Krainson, a road manager for a band in Miami, made the trip with six friends — also musicians, wannabe or otherwise — in his brand-new, maroon Volkswagen bus.
“I probably parked about three miles away from the venue,” he said. “By the time we got (to the venue), there were no more ticket booths, no more food pavilions.
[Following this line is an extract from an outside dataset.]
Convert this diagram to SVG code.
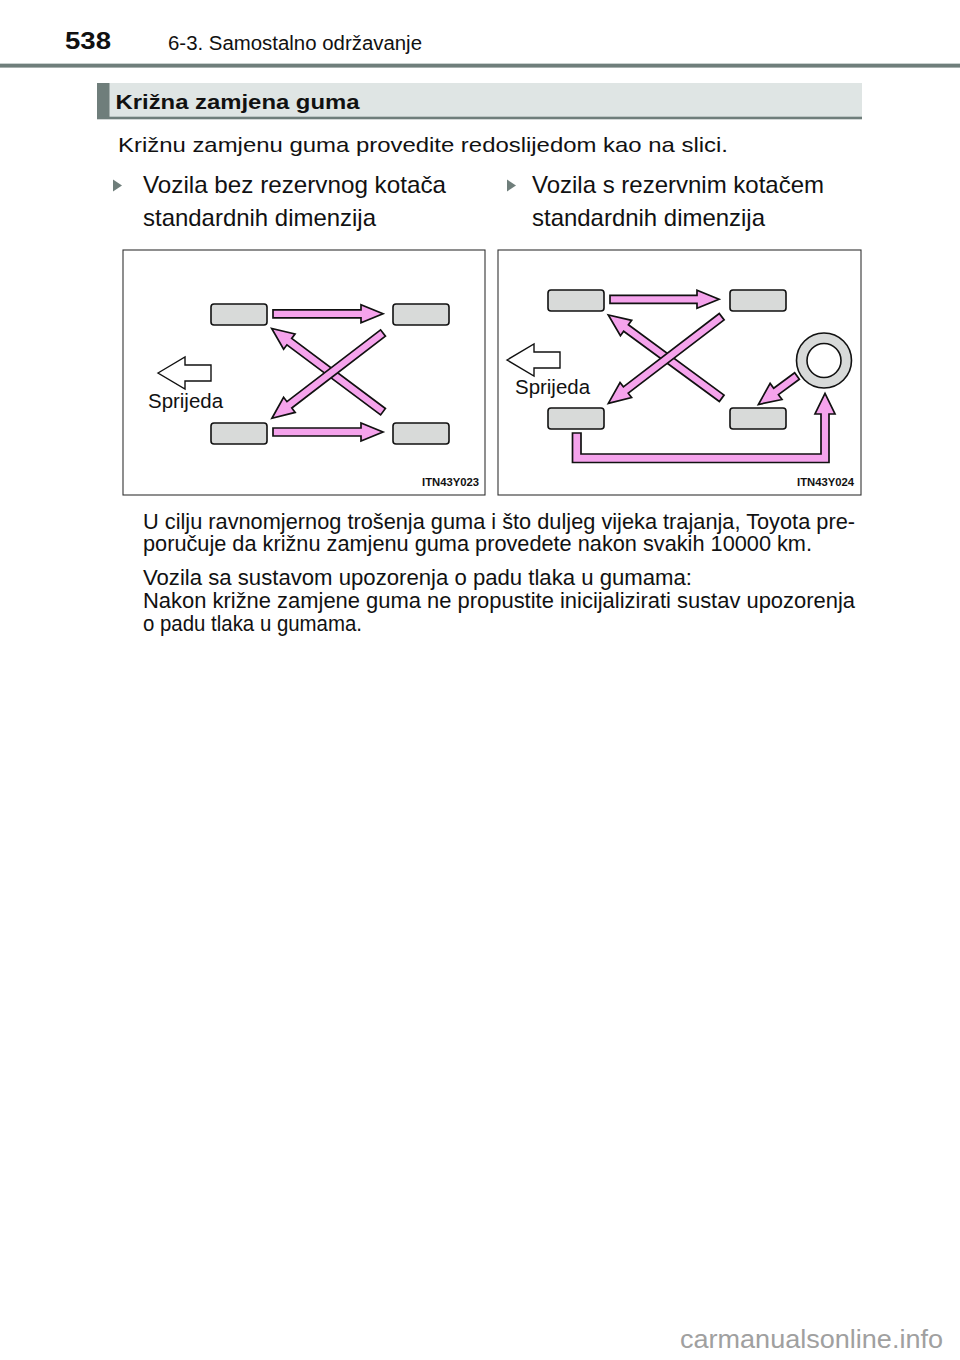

So, we went to the backstage pavilion where Mike had asked us to come.”
The security chief assigned Krainson and his buddies to secure a bridge leading to the stage.
“It was a wonderful event,” he recalled. “I didn’t even have a problem with people trying to crash the back stage.”
Krainson said the thing he remembers most about Woodstock is “probably Jimi Hendrix playing the ‘The Star-Spangled Banner,’” he said.
Krainson also remembers waking up Sunday morning to piles of trash everywhere.
“Everybody was very nice about it — they piled their stuff in mounds,” he said. “But after the rain, it stunk and boy was it something.”
Krainson already knew some of the performers first-hand; many performed regularly in Coconut Grove.
Still, he got to brush elbows with the likes of Hendrix and Janis Joplin, iconic figures from that era. “That was probably one of the most wonderful things about (Woodstock),” he said.
Several years ago, he decided to escape Miami’s hustle and bustle, researching different places where he and his wife, Kathleen, could live.
East Hall turned out to be a happy medium of too rural and too urban.
“We didn’t go too far into the mountains and didn’t get too close to Atlanta,” Krainson said.